Carol Liao, director of the Centre for Business Law at the University of British Columbia’s Allard School of Law and a co-investigator with the Canada Climate Law Initiative. Photo provided

In 2022, outright climate change deniers are less common — or at least are usually smart enough to keep their mouths shut. However, there’s a new and prevalent wave of climate denialism that recognizes the planet is heating up but ignores the science dictating the steps needed to prevent disastrous warming.

Banks making net-zero pledges and then increasing fossil fuel investments — knowing that burning fossil fuels drives climate change — would fall in that camp.

Board solutions

If, as some legal and financial experts say, fossil-linked directors are unqualified to bring a bank’s investments in line with its climate promises, who should be at the boardroom table instead?

Independent Sen. Rosa Galvez’s Climate Aligned Finance Act proposes mandating climate expertise on boards to ensure science is properly incorporated into strategic decisions. That could include people with a background in climate change science, climate policy or Indigenous “ways of knowing, being and doing.” The act, tabled in the spring, also proposes restricting people who are not aligned with climate commitments — like directors of fossil fuel companies that aren’t transitioning off fossil fuels — from joining federally regulated financial institutions, like banks.

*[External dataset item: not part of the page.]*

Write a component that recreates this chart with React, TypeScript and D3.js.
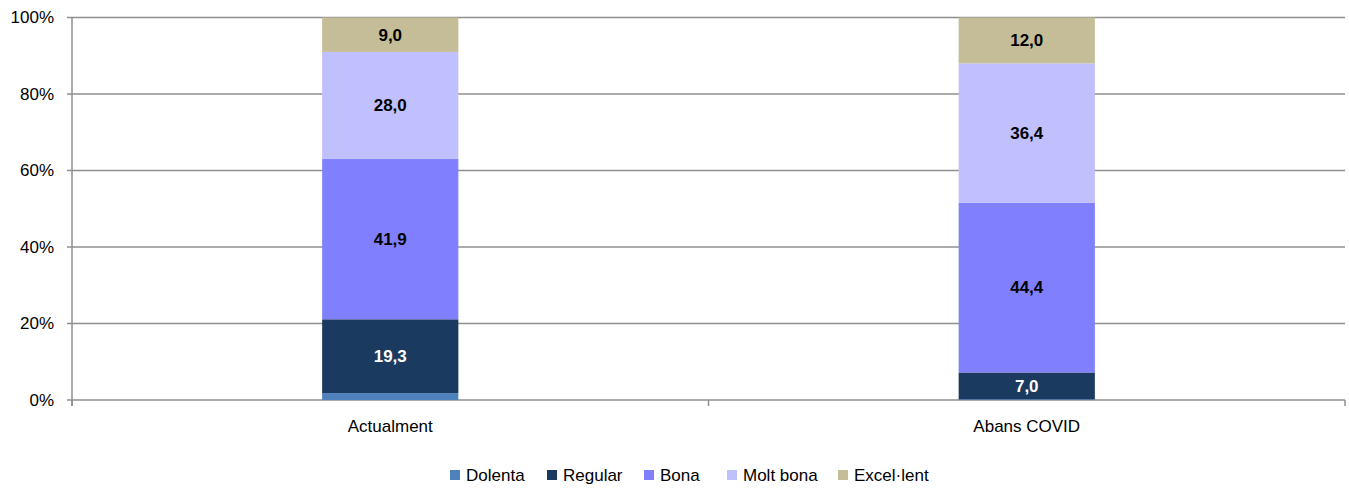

“Formalizing what's good expertise versus a conflict can be tricky,” Segal told Canada's National Observer.

“One solution could be stating that conflicted board members (those also sitting on boards of fossil fuel companies without credible climate plans) recuse themselves from decisions regarding climate risk and fossil fuels,” she said.

Internationally, companies are exploring other potential solutions. In September, beauty company Faith in Nature appointed a director representing nature to its board and told shareholders the company’s goal was to “minimize the prospect of any harmful impact of its business operations on nature.”